TASK DESCRIPTION
Lines containing the word "this" are to be located and copied.

DATA

##########

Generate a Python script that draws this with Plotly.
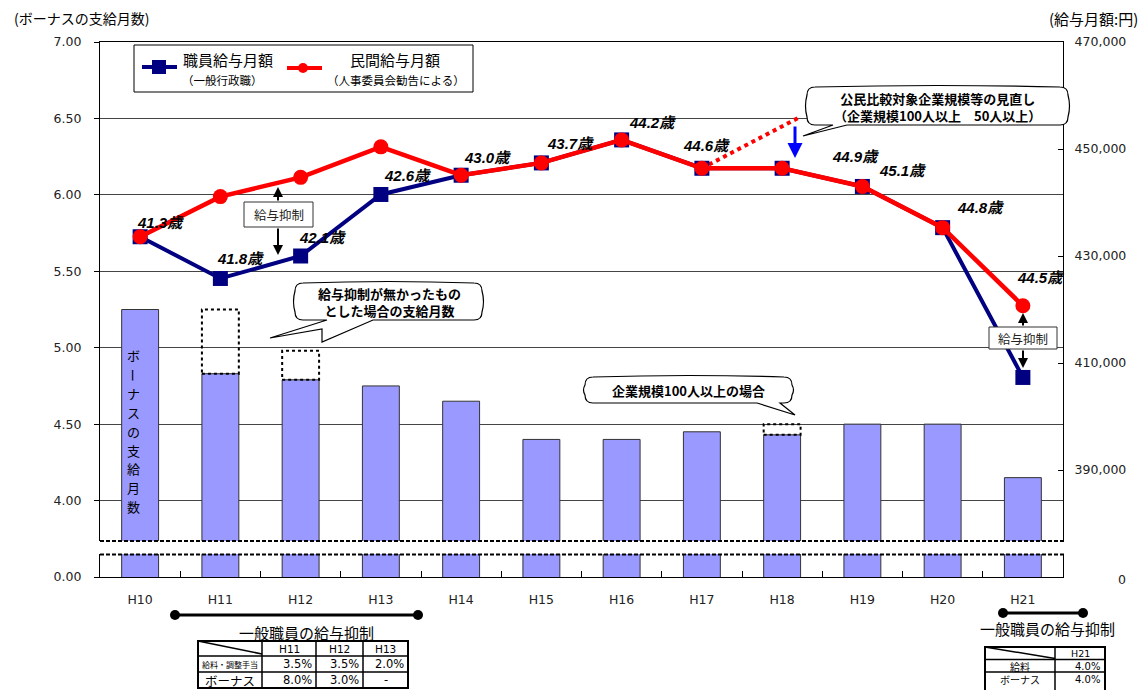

##########

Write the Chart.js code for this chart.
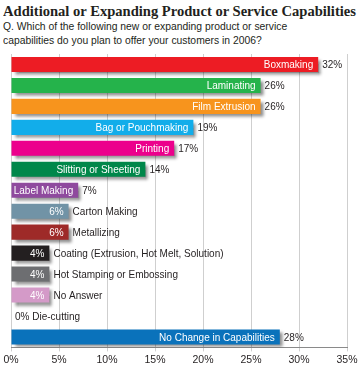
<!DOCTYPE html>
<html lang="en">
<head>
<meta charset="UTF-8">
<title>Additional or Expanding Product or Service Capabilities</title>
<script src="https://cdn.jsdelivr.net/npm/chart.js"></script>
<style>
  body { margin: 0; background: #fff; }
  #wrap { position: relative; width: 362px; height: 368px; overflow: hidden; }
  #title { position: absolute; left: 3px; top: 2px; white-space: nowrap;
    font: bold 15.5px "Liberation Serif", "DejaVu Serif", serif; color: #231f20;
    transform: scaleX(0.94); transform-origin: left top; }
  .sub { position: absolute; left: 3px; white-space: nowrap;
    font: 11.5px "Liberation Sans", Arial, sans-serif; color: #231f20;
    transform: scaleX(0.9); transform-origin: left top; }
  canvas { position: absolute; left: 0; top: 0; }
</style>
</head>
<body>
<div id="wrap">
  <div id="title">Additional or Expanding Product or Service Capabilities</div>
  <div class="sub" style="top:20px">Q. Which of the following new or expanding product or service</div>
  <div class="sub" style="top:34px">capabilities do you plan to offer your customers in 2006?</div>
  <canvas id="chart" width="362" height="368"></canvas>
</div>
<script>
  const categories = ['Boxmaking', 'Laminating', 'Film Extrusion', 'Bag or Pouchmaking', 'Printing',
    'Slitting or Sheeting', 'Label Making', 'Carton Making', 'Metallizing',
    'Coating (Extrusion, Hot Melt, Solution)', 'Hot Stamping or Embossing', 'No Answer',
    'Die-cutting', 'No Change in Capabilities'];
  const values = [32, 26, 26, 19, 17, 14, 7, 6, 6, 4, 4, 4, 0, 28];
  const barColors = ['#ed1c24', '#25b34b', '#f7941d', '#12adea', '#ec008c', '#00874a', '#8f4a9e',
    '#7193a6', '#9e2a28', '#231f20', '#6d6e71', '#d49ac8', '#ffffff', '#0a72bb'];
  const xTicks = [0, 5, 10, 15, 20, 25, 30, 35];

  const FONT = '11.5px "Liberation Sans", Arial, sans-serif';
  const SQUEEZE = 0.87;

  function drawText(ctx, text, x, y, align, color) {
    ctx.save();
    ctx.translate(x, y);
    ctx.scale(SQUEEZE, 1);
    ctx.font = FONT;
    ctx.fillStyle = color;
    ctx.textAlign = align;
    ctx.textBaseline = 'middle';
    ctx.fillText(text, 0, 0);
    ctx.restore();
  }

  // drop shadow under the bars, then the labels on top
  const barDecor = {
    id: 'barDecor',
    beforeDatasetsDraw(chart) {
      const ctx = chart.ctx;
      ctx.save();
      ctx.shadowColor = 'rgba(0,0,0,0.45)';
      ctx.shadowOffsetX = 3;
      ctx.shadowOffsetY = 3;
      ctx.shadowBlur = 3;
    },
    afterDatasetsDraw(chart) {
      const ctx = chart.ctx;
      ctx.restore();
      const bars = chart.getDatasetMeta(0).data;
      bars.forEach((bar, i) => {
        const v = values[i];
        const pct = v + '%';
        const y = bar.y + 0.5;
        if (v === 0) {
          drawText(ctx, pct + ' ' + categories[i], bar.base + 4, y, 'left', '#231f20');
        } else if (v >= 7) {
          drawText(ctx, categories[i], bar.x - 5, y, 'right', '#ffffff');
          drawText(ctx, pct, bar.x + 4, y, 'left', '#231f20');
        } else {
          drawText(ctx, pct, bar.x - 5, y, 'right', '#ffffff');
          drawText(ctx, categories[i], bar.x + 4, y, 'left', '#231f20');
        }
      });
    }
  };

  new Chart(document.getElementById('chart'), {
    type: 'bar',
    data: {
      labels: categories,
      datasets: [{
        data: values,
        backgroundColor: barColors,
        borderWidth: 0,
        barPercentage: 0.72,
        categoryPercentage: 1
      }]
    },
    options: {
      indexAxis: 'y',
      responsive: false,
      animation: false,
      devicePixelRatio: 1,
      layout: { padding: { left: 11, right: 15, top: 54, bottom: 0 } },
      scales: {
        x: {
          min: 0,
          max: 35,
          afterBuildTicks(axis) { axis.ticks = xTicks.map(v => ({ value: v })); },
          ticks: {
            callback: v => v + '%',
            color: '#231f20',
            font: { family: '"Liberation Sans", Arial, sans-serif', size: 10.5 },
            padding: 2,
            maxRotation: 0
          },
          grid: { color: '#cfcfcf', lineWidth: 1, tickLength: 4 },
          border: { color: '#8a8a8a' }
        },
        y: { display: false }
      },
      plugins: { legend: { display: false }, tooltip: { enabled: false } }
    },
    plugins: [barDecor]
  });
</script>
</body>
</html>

##########

WRITTEN SOLUTION
Generate a Python script that draws this with Plotly.
Write the Chart.js code for this chart.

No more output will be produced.